Perkawinan merupakan salah satu perintah agama kepada orang laki-laki dan perempuan yang mampu dalam hal ini yang disapa adalah generasi muda (asy-syabâb) untuk segera melaksanakannya. Karena dengan perkawinan, dapat mengurangi maksiat penglihatan, memelihara diri dari perbuatan zina. Islam mengatur dengan baik dan detail, dengan syarat dan rukun tertentu, agar tujuan disyariatkannya perkawinan untuk membina rumah tangga dan melanjutkan keturunan serta mewujudkan kehidupan rumah tangga yang sakinah, mawaddah, dan rahmah dapat tercapai. Di Kabupaten Wonosobo tepatnya di Kecamatan Sukoharjo pernah terjadi masalah mengenai kedudukan wali nikah bagi anak perempuan yang lahir kurang dari enam bulan.

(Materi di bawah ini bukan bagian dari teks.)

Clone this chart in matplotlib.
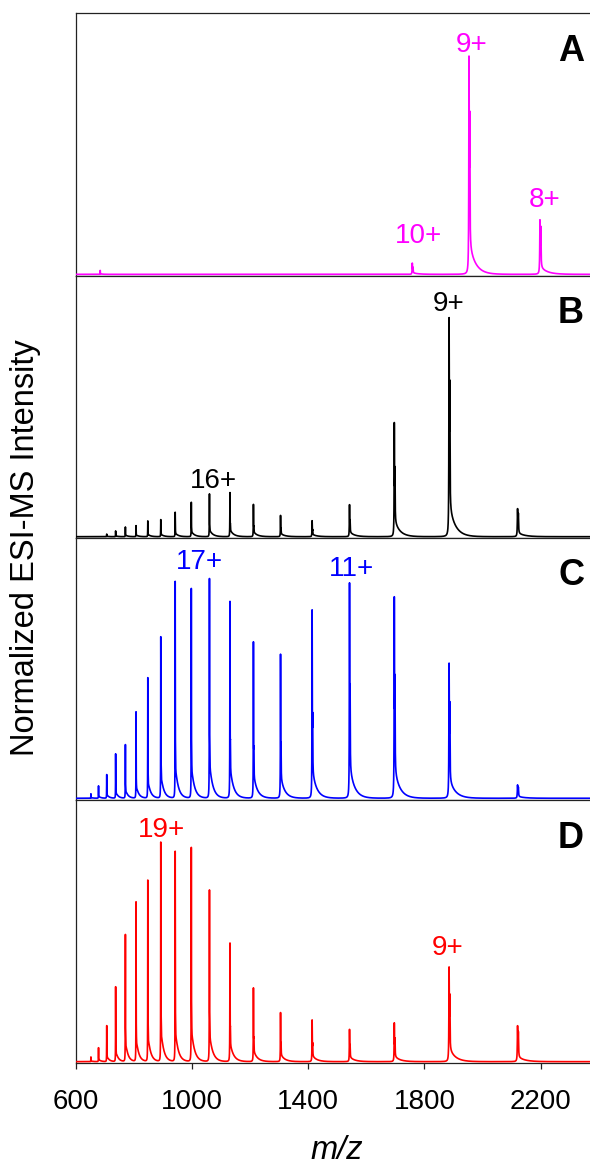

Permasalahan tersebut muncul karena terjadi sebuah pelanggaran norma agama dan susila yang dilakukan oleh orang tua terdahulu sehingga mereka telah hamil diluar nikah yang mengakibatkan bayi yang ia lahirkan tersebut dianggap sebagai anak lahir premature atau kurang dari batas minimal yang ditetapkan oleh Hukum Islam maupun Hukum Negara. Atas dasar kasus tersebut, mengenai wali nikah anak perempuan yang lahir kurang dari enam bulan, Kepala KUA Sukoharjo mengambil kebijakan dengan mengacu kepada Fiqh dan KHI Pasal 100. Namun lebih mengutamakan Fiqh sebagai dasar utama untuk menetukan wali nikah tersebut. Menurut Fiqh Imam Syafi'i apabila kandungan tersebut lahir kurang dari enam bulan setelah umur perkawinannya maka walinya ialah wali hakim. Jadi anak yang lahir tersebut adalah anak ibunya saja  (binti ibu) atau lebih tepatnya anak tersebut dinasabkan kepada ibunya.